Exercise: Leave out every picture, and retype exactly the lines from the line with "Write a Python" through the line with "linewidth=1.1, legend=False, ax=ax)", both ends included.

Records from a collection
════════════════

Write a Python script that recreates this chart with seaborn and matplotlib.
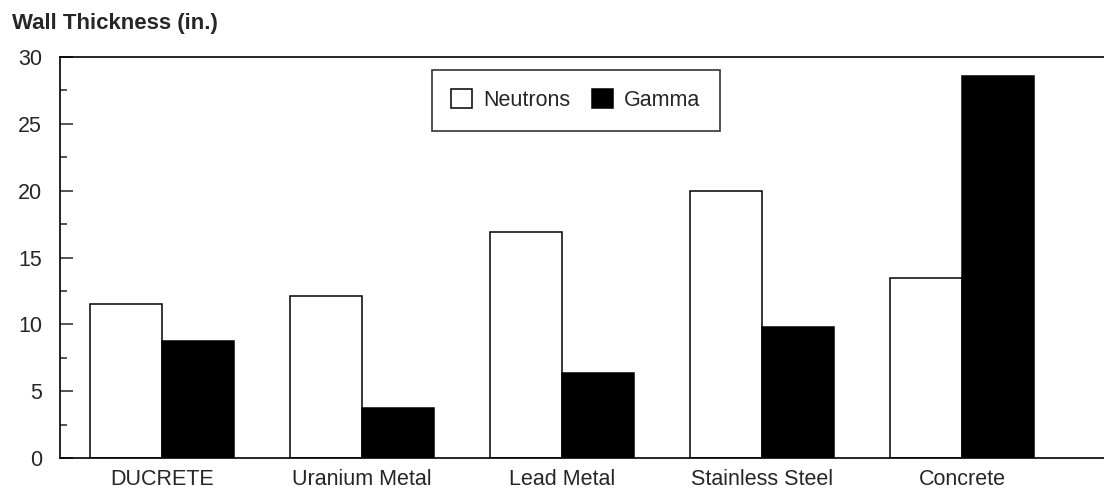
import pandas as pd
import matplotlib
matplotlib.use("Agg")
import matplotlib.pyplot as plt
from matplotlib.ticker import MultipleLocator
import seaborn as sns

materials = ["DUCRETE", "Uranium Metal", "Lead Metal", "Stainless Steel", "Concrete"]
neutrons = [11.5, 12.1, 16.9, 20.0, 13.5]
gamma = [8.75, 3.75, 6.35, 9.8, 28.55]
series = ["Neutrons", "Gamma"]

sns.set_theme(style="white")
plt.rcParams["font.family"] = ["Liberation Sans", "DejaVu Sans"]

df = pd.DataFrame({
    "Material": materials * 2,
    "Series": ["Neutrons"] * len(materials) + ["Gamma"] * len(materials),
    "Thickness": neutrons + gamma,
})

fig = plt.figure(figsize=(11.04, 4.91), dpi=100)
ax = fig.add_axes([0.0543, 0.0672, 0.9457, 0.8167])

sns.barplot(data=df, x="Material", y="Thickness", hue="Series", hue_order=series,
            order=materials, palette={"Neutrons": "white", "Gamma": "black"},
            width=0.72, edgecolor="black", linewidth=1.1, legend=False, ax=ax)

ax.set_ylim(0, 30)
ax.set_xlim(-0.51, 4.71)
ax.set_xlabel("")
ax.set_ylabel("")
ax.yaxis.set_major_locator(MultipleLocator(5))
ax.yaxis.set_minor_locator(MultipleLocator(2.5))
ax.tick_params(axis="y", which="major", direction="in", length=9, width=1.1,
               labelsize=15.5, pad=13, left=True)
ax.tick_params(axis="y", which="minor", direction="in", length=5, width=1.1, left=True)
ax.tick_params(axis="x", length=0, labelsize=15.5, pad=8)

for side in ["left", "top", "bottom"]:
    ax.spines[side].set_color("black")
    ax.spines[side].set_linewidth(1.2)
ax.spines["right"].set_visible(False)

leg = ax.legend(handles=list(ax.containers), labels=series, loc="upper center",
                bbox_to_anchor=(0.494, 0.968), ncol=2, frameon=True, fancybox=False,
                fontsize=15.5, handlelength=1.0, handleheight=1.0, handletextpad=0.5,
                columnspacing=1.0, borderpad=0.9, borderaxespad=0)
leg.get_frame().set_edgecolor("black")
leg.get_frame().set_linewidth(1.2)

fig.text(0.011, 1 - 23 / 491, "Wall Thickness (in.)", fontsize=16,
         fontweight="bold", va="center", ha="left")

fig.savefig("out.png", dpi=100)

════════════════

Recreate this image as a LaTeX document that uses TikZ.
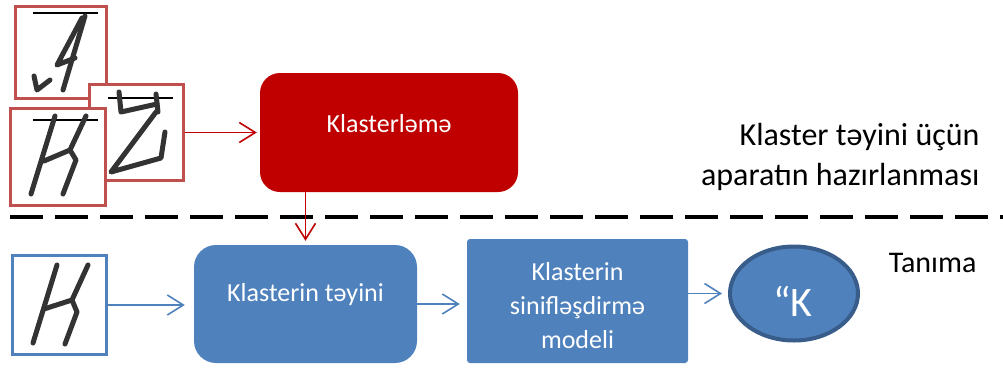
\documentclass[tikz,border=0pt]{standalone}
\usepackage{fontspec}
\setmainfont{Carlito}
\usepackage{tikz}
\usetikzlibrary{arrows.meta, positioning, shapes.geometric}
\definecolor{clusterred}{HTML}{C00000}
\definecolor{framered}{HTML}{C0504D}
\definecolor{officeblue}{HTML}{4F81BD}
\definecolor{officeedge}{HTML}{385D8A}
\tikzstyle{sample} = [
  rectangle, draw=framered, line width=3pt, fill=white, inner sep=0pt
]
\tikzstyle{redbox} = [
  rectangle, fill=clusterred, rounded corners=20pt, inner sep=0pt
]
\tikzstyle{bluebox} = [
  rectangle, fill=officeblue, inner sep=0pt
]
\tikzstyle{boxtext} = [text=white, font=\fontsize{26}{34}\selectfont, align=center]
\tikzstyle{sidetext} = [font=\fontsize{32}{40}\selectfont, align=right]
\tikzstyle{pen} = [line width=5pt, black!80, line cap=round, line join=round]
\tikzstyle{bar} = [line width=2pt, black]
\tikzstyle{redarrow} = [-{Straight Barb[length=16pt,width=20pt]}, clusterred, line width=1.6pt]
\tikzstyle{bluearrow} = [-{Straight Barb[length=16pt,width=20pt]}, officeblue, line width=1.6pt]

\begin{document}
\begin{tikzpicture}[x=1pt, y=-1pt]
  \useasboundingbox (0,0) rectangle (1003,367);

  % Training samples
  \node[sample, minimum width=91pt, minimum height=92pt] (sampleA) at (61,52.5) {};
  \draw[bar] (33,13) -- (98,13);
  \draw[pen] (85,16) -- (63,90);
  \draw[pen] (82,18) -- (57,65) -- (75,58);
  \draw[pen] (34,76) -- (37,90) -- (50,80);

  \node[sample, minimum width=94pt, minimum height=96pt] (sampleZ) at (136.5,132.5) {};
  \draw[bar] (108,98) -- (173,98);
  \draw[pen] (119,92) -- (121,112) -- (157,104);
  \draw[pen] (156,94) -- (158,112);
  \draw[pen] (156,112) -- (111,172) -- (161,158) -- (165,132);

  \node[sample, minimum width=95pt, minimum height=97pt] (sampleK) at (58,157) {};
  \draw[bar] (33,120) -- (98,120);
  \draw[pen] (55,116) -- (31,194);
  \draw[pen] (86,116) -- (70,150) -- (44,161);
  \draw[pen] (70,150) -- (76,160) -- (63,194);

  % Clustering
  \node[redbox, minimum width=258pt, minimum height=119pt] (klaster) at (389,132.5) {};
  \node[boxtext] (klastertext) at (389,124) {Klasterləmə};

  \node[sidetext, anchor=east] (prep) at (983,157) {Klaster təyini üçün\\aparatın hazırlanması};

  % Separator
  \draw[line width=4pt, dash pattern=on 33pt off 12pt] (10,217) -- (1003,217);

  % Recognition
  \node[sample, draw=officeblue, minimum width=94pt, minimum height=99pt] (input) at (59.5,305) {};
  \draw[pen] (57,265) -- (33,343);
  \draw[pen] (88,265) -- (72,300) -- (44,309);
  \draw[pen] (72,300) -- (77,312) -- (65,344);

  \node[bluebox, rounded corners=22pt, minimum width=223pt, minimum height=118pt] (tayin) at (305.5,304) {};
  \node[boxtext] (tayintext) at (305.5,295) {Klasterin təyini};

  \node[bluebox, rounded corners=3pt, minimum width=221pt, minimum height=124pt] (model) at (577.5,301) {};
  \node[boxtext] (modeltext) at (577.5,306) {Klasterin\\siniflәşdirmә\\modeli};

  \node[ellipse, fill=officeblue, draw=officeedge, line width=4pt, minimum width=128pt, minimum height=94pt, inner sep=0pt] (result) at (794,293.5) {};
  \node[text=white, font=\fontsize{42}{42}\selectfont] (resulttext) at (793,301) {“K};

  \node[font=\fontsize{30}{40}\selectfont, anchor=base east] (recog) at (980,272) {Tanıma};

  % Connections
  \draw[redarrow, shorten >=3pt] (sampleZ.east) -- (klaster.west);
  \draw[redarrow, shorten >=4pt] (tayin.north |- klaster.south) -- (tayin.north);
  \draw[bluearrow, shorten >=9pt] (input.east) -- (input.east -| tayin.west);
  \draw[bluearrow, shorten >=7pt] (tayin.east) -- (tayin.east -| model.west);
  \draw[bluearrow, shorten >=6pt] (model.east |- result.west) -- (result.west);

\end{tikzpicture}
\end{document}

════════════════

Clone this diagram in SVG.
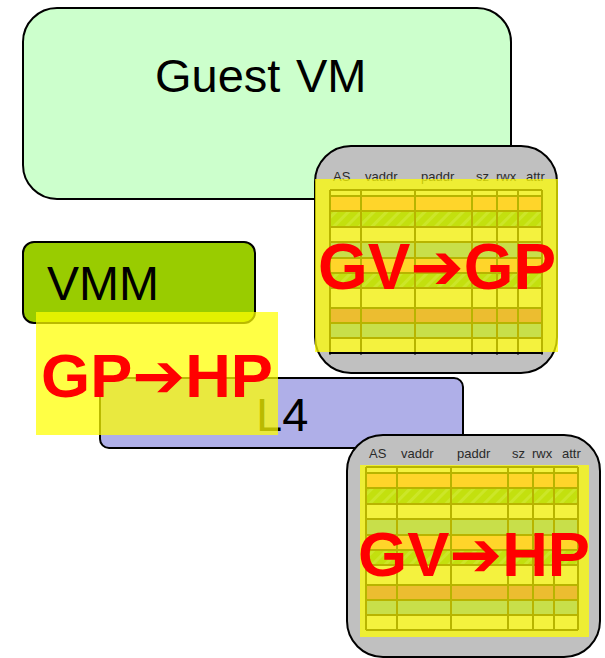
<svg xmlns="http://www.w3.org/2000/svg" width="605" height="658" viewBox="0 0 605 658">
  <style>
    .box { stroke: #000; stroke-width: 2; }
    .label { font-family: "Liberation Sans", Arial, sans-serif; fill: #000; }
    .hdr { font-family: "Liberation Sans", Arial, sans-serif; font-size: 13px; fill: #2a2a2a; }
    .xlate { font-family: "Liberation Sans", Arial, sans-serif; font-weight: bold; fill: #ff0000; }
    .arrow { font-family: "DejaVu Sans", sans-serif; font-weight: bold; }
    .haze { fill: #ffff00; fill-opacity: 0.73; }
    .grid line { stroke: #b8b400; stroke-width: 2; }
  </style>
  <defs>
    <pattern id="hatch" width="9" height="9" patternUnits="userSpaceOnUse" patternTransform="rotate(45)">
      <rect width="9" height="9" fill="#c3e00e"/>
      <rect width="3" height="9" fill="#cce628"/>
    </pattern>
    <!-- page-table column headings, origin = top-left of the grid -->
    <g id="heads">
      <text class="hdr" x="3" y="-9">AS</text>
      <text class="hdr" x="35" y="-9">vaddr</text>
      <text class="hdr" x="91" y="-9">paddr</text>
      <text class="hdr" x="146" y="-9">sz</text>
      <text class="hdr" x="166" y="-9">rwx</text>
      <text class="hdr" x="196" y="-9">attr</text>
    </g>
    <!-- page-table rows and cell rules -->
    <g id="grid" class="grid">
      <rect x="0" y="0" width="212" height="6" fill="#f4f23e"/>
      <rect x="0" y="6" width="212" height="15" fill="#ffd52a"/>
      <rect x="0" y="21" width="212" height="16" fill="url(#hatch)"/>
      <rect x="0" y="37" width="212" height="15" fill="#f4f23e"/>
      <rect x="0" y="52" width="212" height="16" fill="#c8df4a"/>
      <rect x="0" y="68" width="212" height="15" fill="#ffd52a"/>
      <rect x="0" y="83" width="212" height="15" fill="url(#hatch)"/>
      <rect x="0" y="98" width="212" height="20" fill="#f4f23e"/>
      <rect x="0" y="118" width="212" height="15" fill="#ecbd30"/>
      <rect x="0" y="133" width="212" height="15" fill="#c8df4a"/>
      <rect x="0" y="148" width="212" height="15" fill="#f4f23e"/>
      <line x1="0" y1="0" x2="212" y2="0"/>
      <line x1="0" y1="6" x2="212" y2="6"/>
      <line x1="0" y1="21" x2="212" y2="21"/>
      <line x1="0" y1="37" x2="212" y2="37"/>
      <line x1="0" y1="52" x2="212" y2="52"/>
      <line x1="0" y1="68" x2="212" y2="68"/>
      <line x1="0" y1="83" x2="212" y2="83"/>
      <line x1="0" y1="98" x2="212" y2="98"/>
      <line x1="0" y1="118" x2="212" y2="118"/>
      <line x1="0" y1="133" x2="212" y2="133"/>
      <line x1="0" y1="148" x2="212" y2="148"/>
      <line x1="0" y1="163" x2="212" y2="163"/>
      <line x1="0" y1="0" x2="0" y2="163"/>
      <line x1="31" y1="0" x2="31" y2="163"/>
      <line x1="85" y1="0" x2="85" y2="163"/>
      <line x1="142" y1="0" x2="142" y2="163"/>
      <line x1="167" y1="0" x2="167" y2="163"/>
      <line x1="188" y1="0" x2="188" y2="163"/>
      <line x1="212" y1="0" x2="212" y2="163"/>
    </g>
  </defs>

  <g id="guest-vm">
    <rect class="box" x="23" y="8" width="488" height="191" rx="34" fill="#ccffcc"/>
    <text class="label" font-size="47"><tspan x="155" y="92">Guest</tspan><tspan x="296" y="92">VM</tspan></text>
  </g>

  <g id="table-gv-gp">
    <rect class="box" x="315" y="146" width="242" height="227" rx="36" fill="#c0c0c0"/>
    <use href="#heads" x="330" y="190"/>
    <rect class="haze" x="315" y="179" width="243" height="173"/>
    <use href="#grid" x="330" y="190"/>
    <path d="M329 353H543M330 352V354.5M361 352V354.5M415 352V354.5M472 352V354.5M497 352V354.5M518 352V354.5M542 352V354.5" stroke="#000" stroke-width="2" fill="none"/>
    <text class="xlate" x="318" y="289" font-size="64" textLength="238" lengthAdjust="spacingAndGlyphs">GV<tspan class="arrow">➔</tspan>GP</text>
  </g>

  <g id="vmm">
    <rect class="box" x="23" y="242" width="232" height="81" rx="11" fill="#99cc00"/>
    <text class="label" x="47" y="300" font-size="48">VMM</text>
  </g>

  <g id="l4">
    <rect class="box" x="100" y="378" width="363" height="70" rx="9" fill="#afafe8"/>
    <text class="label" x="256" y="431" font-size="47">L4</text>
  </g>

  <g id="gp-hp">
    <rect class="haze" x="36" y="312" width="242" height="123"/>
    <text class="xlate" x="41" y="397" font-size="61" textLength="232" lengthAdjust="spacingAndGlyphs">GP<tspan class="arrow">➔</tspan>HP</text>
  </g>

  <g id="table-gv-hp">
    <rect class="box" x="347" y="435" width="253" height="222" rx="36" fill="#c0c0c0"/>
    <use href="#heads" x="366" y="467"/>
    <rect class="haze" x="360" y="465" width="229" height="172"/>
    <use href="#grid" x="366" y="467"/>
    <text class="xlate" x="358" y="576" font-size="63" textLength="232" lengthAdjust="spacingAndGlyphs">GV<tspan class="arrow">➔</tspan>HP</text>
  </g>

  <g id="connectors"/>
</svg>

════════════════

Solution:
Write a Python script that recreates this chart with seaborn and matplotlib.
import pandas as pd
import matplotlib
matplotlib.use("Agg")
import matplotlib.pyplot as plt
from matplotlib.ticker import MultipleLocator
import seaborn as sns

materials = ["DUCRETE", "Uranium Metal", "Lead Metal", "Stainless Steel", "Concrete"]
neutrons = [11.5, 12.1, 16.9, 20.0, 13.5]
gamma = [8.75, 3.75, 6.35, 9.8, 28.55]
series = ["Neutrons", "Gamma"]

sns.set_theme(style="white")
plt.rcParams["font.family"] = ["Liberation Sans", "DejaVu Sans"]

df = pd.DataFrame({
    "Material": materials * 2,
    "Series": ["Neutrons"] * len(materials) + ["Gamma"] * len(materials),
    "Thickness": neutrons + gamma,
})

fig = plt.figure(figsize=(11.04, 4.91), dpi=100)
ax = fig.add_axes([0.0543, 0.0672, 0.9457, 0.8167])

sns.barplot(data=df, x="Material", y="Thickness", hue="Series", hue_order=series,
            order=materials, palette={"Neutrons": "white", "Gamma": "black"},
            width=0.72, edgecolor="black", linewidth=1.1, legend=False, ax=ax)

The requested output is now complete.